··· MATERIAL PROVIDED

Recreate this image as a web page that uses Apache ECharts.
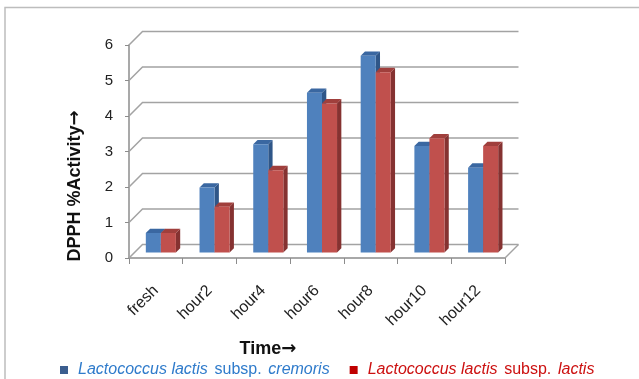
<!DOCTYPE html>
<html>
<head>
<meta charset="utf-8">
<script src="https://cdn.jsdelivr.net/npm/echarts@6/dist/echarts.min.js"></script>
<style>
  html, body { margin: 0; padding: 0; background: #fff; }
  #chart { width: 639px; height: 379px; }
</style>
</head>
<body>
<div id="chart"></div>
<script>
// Sampling times and DPPH radical-scavenging activity (%) per strain
const categories = ['fresh', 'hour2', 'hour4', 'hour6', 'hour8', 'hour10', 'hour12'];
const cremorisValues = [0.55, 1.83, 3.05, 4.50, 5.54, 3.00, 2.39];
const lactisValues = [0.55, 1.29, 2.32, 4.20, 5.08, 3.22, 3.00];
const yTicks = [0, 1, 2, 3, 4, 5, 6];
const seriesNames = ['Lactococcus lactis subsp. cremoris', 'Lactococcus lactis subsp. lactis'];
const xTitle = 'Time';
const yTitle = 'DPPH %Activity';
const ARROW = '→';

const FONT = '"Liberation Sans", Arial, sans-serif';
const ARROW_FONT = '"DejaVu Sans", sans-serif';

// oblique projection: back wall offset and bar placement in depth
const WALL = [13.5, -13.5];
const BAR_OFFSET = [5, -5.5];
const BAR_DEPTH = [4.3, -4.3];

const palette = {
  blue: { front: '#4F81BD', top: '#3A67A1', side: '#2F5688', legend: '#3B5E8F', text: '#2F7BCB' },
  red:  { front: '#C0504D', top: '#A03F3C', side: '#853231', legend: '#C00000', text: '#CC1010' }
};

// back wall grid lines with the diagonals running back from the value axis
function renderWall(params, api) {
  const cs = params.coordSys;
  const v = api.value(1);
  const y = api.coord([0, v])[1];
  const x0 = cs.x, x1 = cs.x + cs.width;
  const style = { stroke: '#A3A3A3', lineWidth: 1.5, fill: null };
  const children = [{
    type: 'polyline',
    shape: { points: [[x0, y], [x0 + WALL[0], y + WALL[1]], [x1 + WALL[0], y + WALL[1]]] },
    style: style
  }];
  if (v === 0) {
    children.push({
      type: 'line',
      shape: { x1: x1, y1: y, x2: x1 + WALL[0], y2: y + WALL[1] },
      style: style
    });
  }
  return { type: 'group', children: children };
}

// one 3-D column: front face, top face and right side face
function makeBarRenderer(side, colors) {
  return function (params, api) {
    const idx = api.value(0);
    const top = api.coord([idx, api.value(1)]);
    const base = api.coord([idx, 0]);
    const barW = api.size([1, 0])[0] * 0.28;
    const cx = top[0] + BAR_OFFSET[0];
    const x0 = side === 0 ? cx - barW : cx;
    const x1 = side === 0 ? cx : cx + barW;
    const yT = top[1] + BAR_OFFSET[1];
    const yB = base[1] + BAR_OFFSET[1];
    const dx = BAR_DEPTH[0], dy = BAR_DEPTH[1];
    return {
      type: 'group',
      children: [
        { type: 'polygon', shape: { points: [[x1, yT], [x1 + dx, yT + dy], [x1 + dx, yB + dy], [x1, yB]] },
          style: { fill: colors.side } },
        { type: 'polygon', shape: { points: [[x0, yT], [x1, yT], [x1 + dx, yT + dy], [x0 + dx, yT + dy]] },
          style: { fill: colors.top } },
        { type: 'rect', shape: { x: x0, y: yT, width: x1 - x0, height: yB - yT },
          style: { fill: colors.front } }
      ]
    };
  };
}

const titleRich = {
  t: { fontFamily: FONT, fontWeight: 'bold', fontSize: 18, fill: '#111' },
  a: { fontFamily: ARROW_FONT, fontWeight: 'bold', fontSize: 18, fill: '#111' }
};

const chart = echarts.init(document.getElementById('chart'), null, { renderer: 'canvas' });

chart.setOption({
  animation: false,
  backgroundColor: '#ffffff',
  textStyle: { fontFamily: FONT },
  grid: { left: 129, top: 45, width: 376, height: 213 },
  xAxis: {
    type: 'category',
    data: categories,
    boundaryGap: true,
    axisLine: { show: true, lineStyle: { color: '#8C8C8C', width: 1.5 } },
    axisTick: { show: true, length: 6, lineStyle: { color: '#8C8C8C' } },
    axisLabel: { rotate: 45, margin: 30, fontSize: 16, color: '#222', fontFamily: FONT },
    splitLine: { show: false }
  },
  yAxis: {
    type: 'value',
    min: 0,
    max: 6,
    interval: 1,
    axisLine: { show: true, lineStyle: { color: '#8C8C8C', width: 1.5 } },
    axisTick: { show: true, length: 4, lineStyle: { color: '#8C8C8C' } },
    axisLabel: { margin: 16, fontSize: 15, color: '#222', fontFamily: FONT },
    splitLine: { show: false }
  },
  legend: {
    left: 55,
    top: 357,
    itemGap: 20,
    icon: 'rect',
    itemWidth: 8,
    itemHeight: 8,
    data: [
      { name: seriesNames[0], itemStyle: { color: palette.blue.legend } },
      { name: seriesNames[1], itemStyle: { color: palette.red.legend } }
    ],
    formatter: function (name) {
      const parts = name.split(' subsp. ');
      const k = name === seriesNames[0] ? 'b' : 'r';
      return '{sp|}{' + k + 'i|' + parts[0] + '}  {' + k + 'n|subsp.}  {' + k + 'i|' + parts[1] + '}';
    },
    textStyle: {
      fontFamily: FONT,
      rich: {
        sp: { width: 5 },
        bi: { fontStyle: 'italic', fontSize: 16, color: palette.blue.text, fontFamily: FONT },
        bn: { fontSize: 16, color: palette.blue.text, fontFamily: FONT },
        ri: { fontStyle: 'italic', fontSize: 16, color: palette.red.text, fontFamily: FONT },
        rn: { fontSize: 16, color: palette.red.text, fontFamily: FONT }
      }
    }
  },
  graphic: [
    { type: 'polyline', silent: true,
      shape: { points: [[5, 390], [5, 7.5], [650, 7.5]] },
      style: { stroke: '#BDBDBD', lineWidth: 1.5, fill: null } },
    { type: 'text', x: 75, y: 186, rotation: Math.PI / 2, silent: true,
      style: { text: '{t|' + yTitle + '}{a|' + ARROW + '}', rich: titleRich,
               align: 'center', verticalAlign: 'middle' } },
    { type: 'text', x: 268, y: 349, silent: true,
      style: { text: '{t|' + xTitle + '}{a|' + ARROW + '}', rich: titleRich,
               align: 'center', verticalAlign: 'middle' } }
  ],
  series: [
    {
      type: 'custom',
      name: 'wall',
      silent: true,
      z: 1,
      renderItem: renderWall,
      data: yTicks.map(v => [0, v]),
      encode: { x: 0, y: 1 }
    },
    {
      type: 'custom',
      name: seriesNames[0],
      z: 3,
      clip: false,
      itemStyle: { color: palette.blue.legend },
      renderItem: makeBarRenderer(0, palette.blue),
      data: categories.map((c, i) => [i, cremorisValues[i]]),
      encode: { x: 0, y: 1 }
    },
    {
      type: 'custom',
      name: seriesNames[1],
      z: 3,
      clip: false,
      itemStyle: { color: palette.red.legend },
      renderItem: makeBarRenderer(1, palette.red),
      data: categories.map((c, i) => [i, lactisValues[i]]),
      encode: { x: 0, y: 1 }
    }
  ]
});
</script>
</body>
</html>
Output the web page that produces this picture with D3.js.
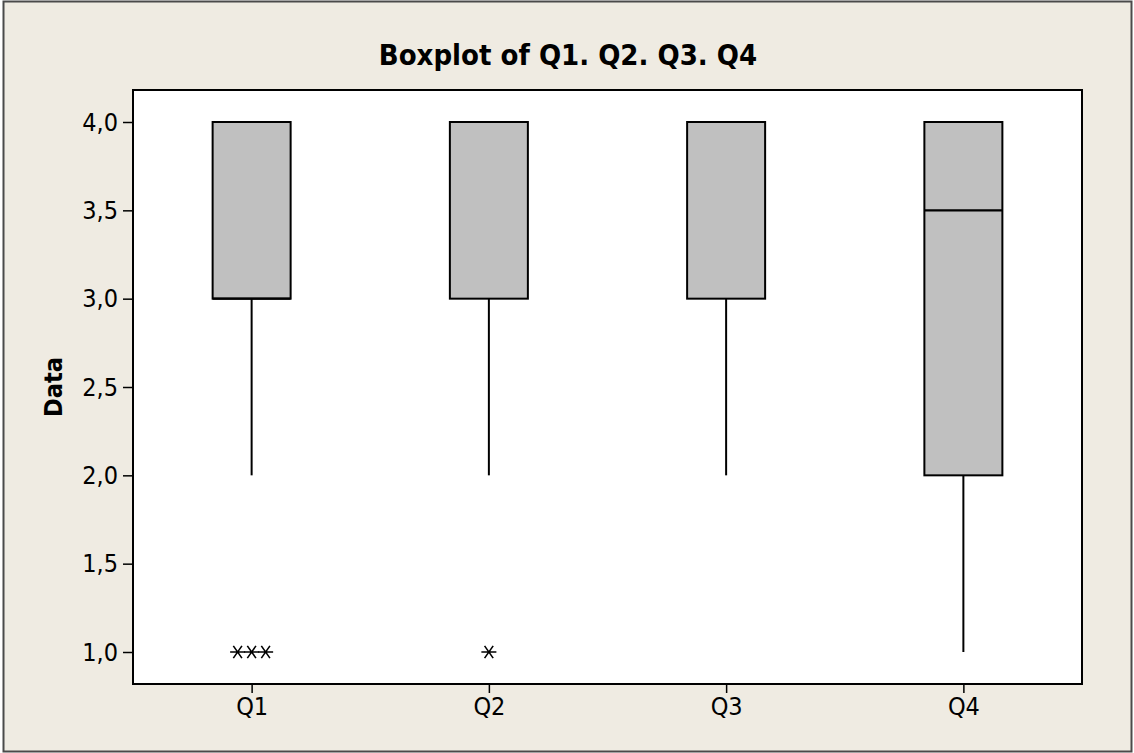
<!DOCTYPE html>
<html>
<head>
<meta charset="utf-8">
<script src="https://cdn.jsdelivr.net/npm/d3@7"></script>
<style>
  html, body { margin: 0; padding: 0; background: #ffffff; }
  svg { display: block; }
  text { font-family: "DejaVu Sans Condensed", "DejaVu Sans", Tahoma, sans-serif; fill: #000; }
</style>
</head>
<body>
<svg id="chart" width="1134" height="753"></svg>
<script>
// Boxplot summary for each question
const categories = ["Q1", "Q2", "Q3", "Q4"];
const whiskerLow  = [2.0, 2.0, 2.0, 1.0];
const boxLow      = [3.0, 3.0, 3.0, 2.0];
const medians     = [3.0, 4.0, 4.0, 3.5];
const boxHigh     = [4.0, 4.0, 4.0, 4.0];
const whiskerHigh = [4.0, 4.0, 4.0, 4.0];
const outliers    = [[1.0, 1.0, 1.0], [1.0], [], []];
const yTicks = [1.0, 1.5, 2.0, 2.5, 3.0, 3.5, 4.0];
const title = "Boxplot of Q1. Q2. Q3. Q4";
const yTitle = "Data";

const W = 1134, H = 753;
const plot = { left: 133, top: 90, right: 1082, bottom: 684 };
const FONT = '"DejaVu Sans Condensed", "DejaVu Sans", sans-serif';

const svg = d3.select("#chart");

// figure background and frame
svg.append("rect")
  .attr("x", 3.5).attr("y", 1.5).attr("width", W - 6).attr("height", H - 3)
  .attr("fill", "#efebe2").attr("stroke", "#4a4a4a").attr("stroke-width", 2);

// data region
svg.append("rect")
  .attr("x", plot.left).attr("y", plot.top)
  .attr("width", plot.right - plot.left).attr("height", plot.bottom - plot.top)
  .attr("fill", "#ffffff");

const x = d3.scalePoint().domain(categories).range([plot.left, plot.right]).padding(0.5);
const y = d3.scaleLinear().domain([1.0, 4.0]).range([652, 122]);

const fmt = v => d3.format(".1f")(v).replace(".", ",");

// y axis
const yAxis = svg.append("g")
  .attr("transform", `translate(${plot.left},0)`)
  .call(d3.axisLeft(y).tickValues(yTicks).tickFormat(fmt).tickSize(10).tickPadding(5));
yAxis.select(".domain").remove();
yAxis.selectAll(".tick line").attr("stroke", "#000").attr("stroke-width", 1.5);
yAxis.selectAll(".tick text")
  .style("font-family", FONT).style("font-size", "25px").attr("fill", "#000");

// x axis
const xAxis = svg.append("g")
  .attr("transform", `translate(0,${plot.bottom})`)
  .call(d3.axisBottom(x).tickSize(9).tickPadding(4));
xAxis.select(".domain").remove();
xAxis.selectAll(".tick line").attr("stroke", "#000").attr("stroke-width", 1.5);
xAxis.selectAll(".tick text")
  .style("font-family", FONT).style("font-size", "25px").attr("fill", "#000");

// data region border drawn above the axes
svg.append("rect")
  .attr("x", plot.left).attr("y", plot.top)
  .attr("width", plot.right - plot.left).attr("height", plot.bottom - plot.top)
  .attr("fill", "none").attr("stroke", "#000").attr("stroke-width", 2);

const boxW = 78;
const rows = categories.map((c, i) => ({
  c, wl: whiskerLow[i], bl: boxLow[i], med: medians[i], bh: boxHigh[i], wh: whiskerHigh[i], out: outliers[i]
}));

const g = svg.append("g");

// whiskers
g.selectAll("line.wlow").data(rows).join("line")
  .attr("x1", d => x(d.c)).attr("x2", d => x(d.c))
  .attr("y1", d => y(d.bl)).attr("y2", d => y(d.wl))
  .attr("stroke", "#000").attr("stroke-width", 2);
g.selectAll("line.whigh").data(rows.filter(d => d.wh > d.bh)).join("line")
  .attr("x1", d => x(d.c)).attr("x2", d => x(d.c))
  .attr("y1", d => y(d.bh)).attr("y2", d => y(d.wh))
  .attr("stroke", "#000").attr("stroke-width", 2);

// interquartile boxes
g.selectAll("rect.box").data(rows).join("rect")
  .attr("x", d => x(d.c) - boxW / 2).attr("width", boxW)
  .attr("y", d => y(d.bh)).attr("height", d => y(d.bl) - y(d.bh))
  .attr("fill", "#c0c0c0").attr("stroke", "#000").attr("stroke-width", 2);

// medians
g.selectAll("line.med").data(rows).join("line")
  .attr("x1", d => x(d.c) - boxW / 2).attr("x2", d => x(d.c) + boxW / 2)
  .attr("y1", d => y(d.med)).attr("y2", d => y(d.med))
  .attr("stroke", "#000").attr("stroke-width", 2.2);

// six-armed star: a horizontal bar crossed by two slanted strokes
const starType = {
  draw(ctx, size) {
    const r = Math.sqrt(size) / 2;
    const a = Math.PI * 55 / 180;
    ctx.moveTo(-r, 0); ctx.lineTo(r, 0);
    ctx.moveTo(-r * Math.cos(a), -r * Math.sin(a)); ctx.lineTo(r * Math.cos(a), r * Math.sin(a));
    ctx.moveTo(-r * Math.cos(a), r * Math.sin(a)); ctx.lineTo(r * Math.cos(a), -r * Math.sin(a));
  }
};
const star = d3.symbol().type(starType).size(225);

// outliers: equal values are set side by side
const outPts = [];
rows.forEach(d => {
  const counts = d3.rollup(d.out, v => v.length, v => v);
  counts.forEach((n, val) => {
    for (let k = 0; k < n; k++) {
      outPts.push({ c: d.c, v: val, off: (k - (n - 1) / 2) * 14 });
    }
  });
});
g.selectAll("path.out").data(outPts).join("path")
  .attr("d", star)
  .attr("transform", d => `translate(${x(d.c) + d.off},${y(d.v)})`)
  .attr("fill", "none").attr("stroke", "#000").attr("stroke-width", 1.6);

// titles
svg.append("text")
  .attr("x", 568).attr("y", 65).attr("text-anchor", "middle")
  .style("font-family", FONT).style("font-size", "29px").style("font-weight", "bold")
  .text(title);

svg.append("text")
  .attr("transform", `translate(62,${(plot.top + plot.bottom) / 2}) rotate(-90)`)
  .attr("text-anchor", "middle")
  .style("font-family", FONT).style("font-size", "25px").style("font-weight", "bold")
  .text(yTitle);
</script>
</body>
</html>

······

SET PROBLEM =>
Return every line in the listing that contains the word "page".

RESULT BELOW =>
Recreate this image as a web page that uses Apache ECharts.
Output the web page that produces this picture with D3.js.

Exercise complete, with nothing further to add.